Records for the exercise
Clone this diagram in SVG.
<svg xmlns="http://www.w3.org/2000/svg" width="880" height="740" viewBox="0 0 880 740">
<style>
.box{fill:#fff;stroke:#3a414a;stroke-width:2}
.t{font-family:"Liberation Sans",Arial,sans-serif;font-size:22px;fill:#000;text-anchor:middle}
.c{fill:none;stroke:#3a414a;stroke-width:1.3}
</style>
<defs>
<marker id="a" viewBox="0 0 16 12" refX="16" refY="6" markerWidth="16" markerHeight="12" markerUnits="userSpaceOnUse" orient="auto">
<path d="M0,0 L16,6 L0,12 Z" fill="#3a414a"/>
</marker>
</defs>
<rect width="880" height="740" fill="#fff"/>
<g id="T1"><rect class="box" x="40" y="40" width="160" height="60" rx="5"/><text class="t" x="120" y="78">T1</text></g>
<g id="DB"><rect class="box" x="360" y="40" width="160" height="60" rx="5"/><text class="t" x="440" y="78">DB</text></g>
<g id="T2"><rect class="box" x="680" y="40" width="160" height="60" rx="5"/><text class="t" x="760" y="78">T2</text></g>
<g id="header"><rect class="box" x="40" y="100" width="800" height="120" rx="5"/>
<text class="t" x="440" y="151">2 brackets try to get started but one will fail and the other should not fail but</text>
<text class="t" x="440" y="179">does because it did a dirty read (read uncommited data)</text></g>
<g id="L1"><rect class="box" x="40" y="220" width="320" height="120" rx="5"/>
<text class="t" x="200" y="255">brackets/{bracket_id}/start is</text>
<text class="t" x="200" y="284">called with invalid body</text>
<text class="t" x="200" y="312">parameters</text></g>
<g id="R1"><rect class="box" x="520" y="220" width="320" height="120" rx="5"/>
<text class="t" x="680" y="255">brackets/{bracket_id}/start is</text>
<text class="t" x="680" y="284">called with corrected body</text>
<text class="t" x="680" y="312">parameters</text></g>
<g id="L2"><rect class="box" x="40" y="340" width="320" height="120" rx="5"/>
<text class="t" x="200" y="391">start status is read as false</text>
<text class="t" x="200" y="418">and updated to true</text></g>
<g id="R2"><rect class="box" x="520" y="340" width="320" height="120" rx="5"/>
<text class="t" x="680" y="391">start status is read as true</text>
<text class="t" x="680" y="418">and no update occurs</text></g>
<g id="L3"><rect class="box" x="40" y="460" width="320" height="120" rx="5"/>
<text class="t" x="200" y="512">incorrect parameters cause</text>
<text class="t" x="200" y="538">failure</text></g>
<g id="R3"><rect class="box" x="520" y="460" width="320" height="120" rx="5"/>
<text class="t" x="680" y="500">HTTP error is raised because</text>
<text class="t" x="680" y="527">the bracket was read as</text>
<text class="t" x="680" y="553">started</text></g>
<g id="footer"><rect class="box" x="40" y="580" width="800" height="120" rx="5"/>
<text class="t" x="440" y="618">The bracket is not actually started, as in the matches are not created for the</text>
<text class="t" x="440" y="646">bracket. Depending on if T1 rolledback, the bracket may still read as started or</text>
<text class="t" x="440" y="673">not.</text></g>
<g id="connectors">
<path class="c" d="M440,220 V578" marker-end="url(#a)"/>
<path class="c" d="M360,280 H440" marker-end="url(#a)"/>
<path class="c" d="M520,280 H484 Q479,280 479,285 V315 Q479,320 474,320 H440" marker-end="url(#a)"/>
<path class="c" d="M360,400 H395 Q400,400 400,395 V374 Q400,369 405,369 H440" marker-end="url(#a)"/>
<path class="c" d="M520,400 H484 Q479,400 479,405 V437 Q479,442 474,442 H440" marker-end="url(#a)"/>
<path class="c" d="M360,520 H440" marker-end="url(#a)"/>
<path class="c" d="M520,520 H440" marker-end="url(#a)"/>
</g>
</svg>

* * *

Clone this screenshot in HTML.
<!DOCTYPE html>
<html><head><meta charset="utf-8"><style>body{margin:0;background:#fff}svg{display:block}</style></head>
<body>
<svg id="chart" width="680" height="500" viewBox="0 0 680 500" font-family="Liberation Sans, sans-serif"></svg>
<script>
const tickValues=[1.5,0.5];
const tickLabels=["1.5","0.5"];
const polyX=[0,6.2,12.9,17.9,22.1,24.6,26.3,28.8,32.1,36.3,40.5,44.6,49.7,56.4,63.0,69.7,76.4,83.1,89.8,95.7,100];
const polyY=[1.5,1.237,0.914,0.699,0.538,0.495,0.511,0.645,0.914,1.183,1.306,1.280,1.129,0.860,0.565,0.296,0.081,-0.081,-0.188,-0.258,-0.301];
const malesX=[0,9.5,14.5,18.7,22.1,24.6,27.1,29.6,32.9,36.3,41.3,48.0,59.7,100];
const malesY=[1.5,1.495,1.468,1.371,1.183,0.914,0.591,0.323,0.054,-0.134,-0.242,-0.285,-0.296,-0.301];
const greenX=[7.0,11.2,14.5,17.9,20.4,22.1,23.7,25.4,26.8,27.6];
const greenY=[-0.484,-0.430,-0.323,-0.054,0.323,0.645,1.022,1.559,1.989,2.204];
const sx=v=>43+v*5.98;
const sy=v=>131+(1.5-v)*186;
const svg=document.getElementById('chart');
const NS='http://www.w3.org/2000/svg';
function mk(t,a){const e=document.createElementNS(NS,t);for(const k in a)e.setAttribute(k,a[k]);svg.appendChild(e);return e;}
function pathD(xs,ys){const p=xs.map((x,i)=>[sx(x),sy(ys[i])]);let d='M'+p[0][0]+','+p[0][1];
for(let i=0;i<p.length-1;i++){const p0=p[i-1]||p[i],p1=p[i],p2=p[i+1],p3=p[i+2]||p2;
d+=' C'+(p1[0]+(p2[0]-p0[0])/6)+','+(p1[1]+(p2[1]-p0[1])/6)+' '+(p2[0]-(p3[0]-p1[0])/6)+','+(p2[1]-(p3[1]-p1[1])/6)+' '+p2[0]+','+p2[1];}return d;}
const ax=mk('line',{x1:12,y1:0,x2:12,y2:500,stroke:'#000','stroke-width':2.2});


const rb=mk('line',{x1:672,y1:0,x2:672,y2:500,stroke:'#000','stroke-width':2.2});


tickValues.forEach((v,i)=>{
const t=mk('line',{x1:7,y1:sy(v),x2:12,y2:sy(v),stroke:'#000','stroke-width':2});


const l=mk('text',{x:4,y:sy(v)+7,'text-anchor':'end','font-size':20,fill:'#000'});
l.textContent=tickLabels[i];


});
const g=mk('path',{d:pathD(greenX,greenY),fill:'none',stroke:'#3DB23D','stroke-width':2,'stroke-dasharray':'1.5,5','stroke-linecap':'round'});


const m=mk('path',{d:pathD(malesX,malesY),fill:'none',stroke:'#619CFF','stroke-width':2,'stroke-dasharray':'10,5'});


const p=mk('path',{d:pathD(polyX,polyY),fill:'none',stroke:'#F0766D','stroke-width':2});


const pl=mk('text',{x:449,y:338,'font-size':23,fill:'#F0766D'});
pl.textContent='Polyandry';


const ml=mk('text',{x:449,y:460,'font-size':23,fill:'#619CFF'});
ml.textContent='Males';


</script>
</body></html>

--

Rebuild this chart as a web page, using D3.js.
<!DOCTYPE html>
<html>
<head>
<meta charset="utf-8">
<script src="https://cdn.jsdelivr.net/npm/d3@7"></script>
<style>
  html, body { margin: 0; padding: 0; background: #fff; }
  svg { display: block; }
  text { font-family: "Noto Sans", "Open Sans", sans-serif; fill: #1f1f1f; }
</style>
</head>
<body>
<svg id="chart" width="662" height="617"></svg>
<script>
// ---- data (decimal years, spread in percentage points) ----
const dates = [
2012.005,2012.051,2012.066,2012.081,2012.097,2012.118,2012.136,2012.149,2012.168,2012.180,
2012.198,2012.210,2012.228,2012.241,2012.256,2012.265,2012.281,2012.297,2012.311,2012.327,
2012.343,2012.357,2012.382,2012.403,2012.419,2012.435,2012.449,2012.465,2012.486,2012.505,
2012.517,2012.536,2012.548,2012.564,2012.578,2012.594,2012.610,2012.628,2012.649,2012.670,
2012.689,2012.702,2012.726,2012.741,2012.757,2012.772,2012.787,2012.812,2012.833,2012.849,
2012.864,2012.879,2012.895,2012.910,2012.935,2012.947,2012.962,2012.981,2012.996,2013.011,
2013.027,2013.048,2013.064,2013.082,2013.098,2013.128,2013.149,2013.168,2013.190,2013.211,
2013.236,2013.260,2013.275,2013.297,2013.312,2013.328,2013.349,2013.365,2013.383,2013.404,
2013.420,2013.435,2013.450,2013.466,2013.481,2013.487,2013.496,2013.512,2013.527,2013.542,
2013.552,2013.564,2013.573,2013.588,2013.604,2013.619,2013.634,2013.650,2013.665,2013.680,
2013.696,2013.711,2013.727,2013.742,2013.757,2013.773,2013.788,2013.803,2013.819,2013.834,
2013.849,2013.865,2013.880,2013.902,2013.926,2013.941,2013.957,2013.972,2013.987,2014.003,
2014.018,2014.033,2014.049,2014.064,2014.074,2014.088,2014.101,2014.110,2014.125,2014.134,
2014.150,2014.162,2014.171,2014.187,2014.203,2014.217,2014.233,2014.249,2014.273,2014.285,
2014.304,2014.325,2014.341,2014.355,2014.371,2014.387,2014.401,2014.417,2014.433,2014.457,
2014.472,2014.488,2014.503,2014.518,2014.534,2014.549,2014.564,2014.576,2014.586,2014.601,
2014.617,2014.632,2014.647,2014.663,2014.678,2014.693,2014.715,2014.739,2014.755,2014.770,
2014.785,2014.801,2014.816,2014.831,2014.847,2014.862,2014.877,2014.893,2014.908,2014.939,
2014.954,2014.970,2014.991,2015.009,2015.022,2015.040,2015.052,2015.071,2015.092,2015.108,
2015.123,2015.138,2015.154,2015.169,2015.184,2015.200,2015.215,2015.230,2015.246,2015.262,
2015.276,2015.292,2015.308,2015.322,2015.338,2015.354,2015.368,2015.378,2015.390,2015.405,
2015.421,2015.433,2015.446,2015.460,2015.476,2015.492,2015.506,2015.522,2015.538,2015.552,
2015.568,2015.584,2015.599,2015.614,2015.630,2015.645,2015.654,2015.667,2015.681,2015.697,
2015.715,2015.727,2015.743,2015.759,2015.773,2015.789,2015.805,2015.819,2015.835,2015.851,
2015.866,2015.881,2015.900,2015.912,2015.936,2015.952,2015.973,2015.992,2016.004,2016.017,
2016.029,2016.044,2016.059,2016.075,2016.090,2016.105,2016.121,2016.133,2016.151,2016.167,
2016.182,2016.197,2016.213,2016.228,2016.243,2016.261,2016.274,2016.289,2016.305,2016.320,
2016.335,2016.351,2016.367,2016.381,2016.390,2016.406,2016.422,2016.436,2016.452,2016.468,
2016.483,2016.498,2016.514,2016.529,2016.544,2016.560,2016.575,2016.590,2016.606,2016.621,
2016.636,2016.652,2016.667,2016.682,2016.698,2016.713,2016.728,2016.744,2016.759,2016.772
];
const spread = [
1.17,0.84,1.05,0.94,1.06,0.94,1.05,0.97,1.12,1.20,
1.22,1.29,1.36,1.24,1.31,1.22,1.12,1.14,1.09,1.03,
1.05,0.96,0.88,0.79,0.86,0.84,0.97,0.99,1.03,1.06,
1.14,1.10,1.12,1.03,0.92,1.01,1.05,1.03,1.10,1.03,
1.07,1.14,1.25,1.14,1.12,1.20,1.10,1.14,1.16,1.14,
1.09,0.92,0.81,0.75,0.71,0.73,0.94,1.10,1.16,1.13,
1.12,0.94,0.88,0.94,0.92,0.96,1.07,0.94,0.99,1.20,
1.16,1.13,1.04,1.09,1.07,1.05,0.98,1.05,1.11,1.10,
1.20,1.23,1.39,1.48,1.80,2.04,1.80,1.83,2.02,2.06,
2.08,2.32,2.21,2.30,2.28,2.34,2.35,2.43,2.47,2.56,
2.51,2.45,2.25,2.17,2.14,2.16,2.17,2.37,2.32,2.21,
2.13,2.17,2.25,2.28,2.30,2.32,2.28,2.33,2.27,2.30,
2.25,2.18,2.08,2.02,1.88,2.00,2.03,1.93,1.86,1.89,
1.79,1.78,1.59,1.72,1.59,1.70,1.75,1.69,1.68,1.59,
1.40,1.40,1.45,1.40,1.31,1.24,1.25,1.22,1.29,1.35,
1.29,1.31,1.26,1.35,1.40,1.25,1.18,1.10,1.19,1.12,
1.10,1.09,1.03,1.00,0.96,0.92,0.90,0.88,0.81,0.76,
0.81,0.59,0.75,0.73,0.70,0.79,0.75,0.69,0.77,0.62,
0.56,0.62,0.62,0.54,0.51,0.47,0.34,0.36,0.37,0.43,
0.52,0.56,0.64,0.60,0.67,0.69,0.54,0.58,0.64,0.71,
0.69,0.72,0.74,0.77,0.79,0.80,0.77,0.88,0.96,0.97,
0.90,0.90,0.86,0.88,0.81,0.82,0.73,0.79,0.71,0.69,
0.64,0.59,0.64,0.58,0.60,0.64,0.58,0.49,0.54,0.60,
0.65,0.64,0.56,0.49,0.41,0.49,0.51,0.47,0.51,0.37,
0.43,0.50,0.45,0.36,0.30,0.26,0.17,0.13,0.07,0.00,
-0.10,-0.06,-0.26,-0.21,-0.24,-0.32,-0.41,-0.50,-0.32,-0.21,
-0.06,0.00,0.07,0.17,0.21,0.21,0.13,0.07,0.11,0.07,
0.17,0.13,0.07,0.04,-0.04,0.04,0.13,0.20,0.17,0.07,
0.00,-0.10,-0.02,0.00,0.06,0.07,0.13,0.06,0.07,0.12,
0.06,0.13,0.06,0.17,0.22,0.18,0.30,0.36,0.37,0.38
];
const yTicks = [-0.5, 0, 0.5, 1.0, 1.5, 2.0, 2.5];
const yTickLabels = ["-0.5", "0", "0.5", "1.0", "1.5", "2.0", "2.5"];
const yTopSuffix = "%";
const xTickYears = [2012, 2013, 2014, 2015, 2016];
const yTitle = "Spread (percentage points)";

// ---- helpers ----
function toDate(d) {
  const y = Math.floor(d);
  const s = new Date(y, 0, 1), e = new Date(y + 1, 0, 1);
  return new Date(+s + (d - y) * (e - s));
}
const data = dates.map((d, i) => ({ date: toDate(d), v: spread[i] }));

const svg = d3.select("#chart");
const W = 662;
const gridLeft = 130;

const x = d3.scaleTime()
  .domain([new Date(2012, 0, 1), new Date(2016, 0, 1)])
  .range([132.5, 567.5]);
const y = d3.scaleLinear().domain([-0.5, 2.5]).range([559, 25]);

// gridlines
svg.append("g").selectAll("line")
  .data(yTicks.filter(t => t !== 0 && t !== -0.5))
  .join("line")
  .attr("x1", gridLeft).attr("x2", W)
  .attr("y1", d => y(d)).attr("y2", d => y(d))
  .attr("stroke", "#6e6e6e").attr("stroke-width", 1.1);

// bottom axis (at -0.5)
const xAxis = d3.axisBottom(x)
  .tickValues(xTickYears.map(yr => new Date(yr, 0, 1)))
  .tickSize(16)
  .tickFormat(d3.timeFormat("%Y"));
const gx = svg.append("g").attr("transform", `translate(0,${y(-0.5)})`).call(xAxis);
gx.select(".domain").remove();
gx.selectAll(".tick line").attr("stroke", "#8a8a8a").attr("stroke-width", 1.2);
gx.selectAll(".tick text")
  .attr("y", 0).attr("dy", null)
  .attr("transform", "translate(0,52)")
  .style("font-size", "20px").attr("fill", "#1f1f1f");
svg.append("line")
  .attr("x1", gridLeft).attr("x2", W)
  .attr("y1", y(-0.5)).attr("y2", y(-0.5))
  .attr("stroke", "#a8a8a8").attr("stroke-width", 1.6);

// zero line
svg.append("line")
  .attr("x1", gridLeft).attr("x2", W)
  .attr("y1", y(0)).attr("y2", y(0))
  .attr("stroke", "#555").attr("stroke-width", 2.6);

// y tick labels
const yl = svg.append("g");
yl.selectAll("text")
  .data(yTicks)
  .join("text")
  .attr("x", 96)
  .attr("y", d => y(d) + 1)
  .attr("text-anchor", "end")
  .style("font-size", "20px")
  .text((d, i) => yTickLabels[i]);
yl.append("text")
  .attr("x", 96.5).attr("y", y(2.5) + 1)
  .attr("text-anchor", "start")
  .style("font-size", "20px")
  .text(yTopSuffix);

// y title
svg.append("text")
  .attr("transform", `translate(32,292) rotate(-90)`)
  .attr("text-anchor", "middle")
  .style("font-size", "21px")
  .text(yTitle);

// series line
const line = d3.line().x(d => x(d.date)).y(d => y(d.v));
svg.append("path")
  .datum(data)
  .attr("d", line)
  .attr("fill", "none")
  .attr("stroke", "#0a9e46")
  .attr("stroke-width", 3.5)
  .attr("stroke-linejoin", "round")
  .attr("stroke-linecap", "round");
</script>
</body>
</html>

Short exercise
All lines in the data that contain the word "chart" should be copied.

Reply
<svg id="chart" width="680" height="500" viewBox="0 0 680 500" font-family="Liberation Sans, sans-serif"></svg>
const svg=document.getElementById('chart');
Rebuild this chart as a web page, using D3.js.
<svg id="chart" width="662" height="617"></svg>
const svg = d3.select("#chart");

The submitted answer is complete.